> [WHAT THE TASK ASKS]:
Retype, word for word, the lines from the first line of the entries through the line that holds "plt.rcParams['font.family'] = ['Noto"; leave out the pictures.
** Begin TASK DATA **
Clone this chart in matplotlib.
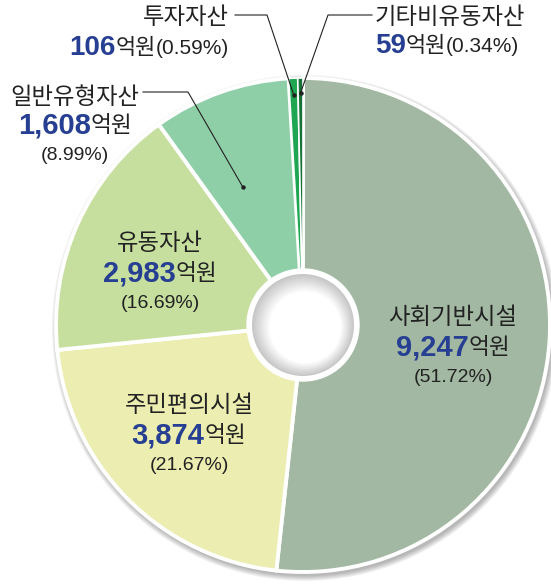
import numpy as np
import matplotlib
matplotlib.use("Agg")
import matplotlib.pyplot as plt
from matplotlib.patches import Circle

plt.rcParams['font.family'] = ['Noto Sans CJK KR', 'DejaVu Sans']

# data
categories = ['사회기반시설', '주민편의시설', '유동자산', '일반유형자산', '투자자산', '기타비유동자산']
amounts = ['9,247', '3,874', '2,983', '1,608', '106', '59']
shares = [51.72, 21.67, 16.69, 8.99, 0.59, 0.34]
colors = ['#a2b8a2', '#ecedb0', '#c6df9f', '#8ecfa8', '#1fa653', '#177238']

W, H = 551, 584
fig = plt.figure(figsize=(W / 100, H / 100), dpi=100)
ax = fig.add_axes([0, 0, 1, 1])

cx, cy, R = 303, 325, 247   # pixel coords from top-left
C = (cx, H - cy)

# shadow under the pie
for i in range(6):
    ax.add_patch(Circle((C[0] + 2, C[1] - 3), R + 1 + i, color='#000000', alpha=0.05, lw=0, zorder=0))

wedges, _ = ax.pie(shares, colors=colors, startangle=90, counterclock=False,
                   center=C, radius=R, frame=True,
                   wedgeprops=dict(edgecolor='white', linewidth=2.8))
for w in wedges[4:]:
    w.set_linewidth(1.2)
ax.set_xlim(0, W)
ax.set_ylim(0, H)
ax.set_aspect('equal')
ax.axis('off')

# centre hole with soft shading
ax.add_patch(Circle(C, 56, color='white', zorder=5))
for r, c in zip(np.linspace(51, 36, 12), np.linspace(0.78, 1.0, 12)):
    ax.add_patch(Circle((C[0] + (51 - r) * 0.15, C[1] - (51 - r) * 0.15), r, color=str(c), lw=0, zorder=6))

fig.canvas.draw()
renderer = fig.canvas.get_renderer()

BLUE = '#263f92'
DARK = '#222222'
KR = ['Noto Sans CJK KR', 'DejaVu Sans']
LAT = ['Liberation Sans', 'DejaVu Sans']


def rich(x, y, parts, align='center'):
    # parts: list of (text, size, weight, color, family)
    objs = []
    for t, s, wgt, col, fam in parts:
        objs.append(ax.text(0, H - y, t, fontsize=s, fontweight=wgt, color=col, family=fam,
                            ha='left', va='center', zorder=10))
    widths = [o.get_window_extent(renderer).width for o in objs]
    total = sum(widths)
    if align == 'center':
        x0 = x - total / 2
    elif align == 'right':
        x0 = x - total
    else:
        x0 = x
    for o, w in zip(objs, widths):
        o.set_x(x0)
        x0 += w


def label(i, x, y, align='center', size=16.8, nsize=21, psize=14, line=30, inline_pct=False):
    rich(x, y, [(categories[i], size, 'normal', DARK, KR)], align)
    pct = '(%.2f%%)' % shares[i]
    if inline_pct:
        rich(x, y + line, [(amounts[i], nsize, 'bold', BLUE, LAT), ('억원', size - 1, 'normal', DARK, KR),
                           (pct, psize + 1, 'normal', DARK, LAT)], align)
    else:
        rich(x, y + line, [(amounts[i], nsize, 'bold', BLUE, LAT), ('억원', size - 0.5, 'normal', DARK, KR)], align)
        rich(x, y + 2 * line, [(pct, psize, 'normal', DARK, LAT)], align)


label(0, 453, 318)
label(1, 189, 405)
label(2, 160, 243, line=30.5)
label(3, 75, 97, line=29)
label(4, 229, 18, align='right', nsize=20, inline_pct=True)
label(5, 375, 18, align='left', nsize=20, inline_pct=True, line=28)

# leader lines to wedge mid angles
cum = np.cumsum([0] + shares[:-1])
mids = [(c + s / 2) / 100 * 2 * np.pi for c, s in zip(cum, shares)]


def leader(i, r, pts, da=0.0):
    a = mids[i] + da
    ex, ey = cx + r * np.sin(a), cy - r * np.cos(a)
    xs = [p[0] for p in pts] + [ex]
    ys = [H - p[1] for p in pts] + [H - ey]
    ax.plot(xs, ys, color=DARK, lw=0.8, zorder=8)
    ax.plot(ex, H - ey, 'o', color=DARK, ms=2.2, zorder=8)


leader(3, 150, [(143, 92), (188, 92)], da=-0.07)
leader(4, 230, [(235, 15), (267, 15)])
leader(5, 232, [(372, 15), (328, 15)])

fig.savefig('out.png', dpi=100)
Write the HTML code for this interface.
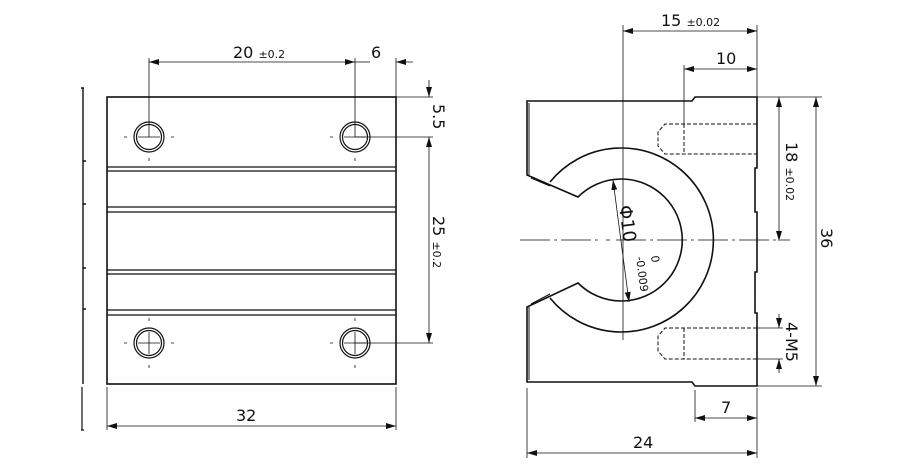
** End TASK DATA **
> [THE SOLUTION]:
Clone this chart in matplotlib.
import numpy as np
import matplotlib
matplotlib.use("Agg")
import matplotlib.pyplot as plt
from matplotlib.patches import Circle

plt.rcParams['font.family'] = ['Noto Sans CJK KR', 'DejaVu Sans']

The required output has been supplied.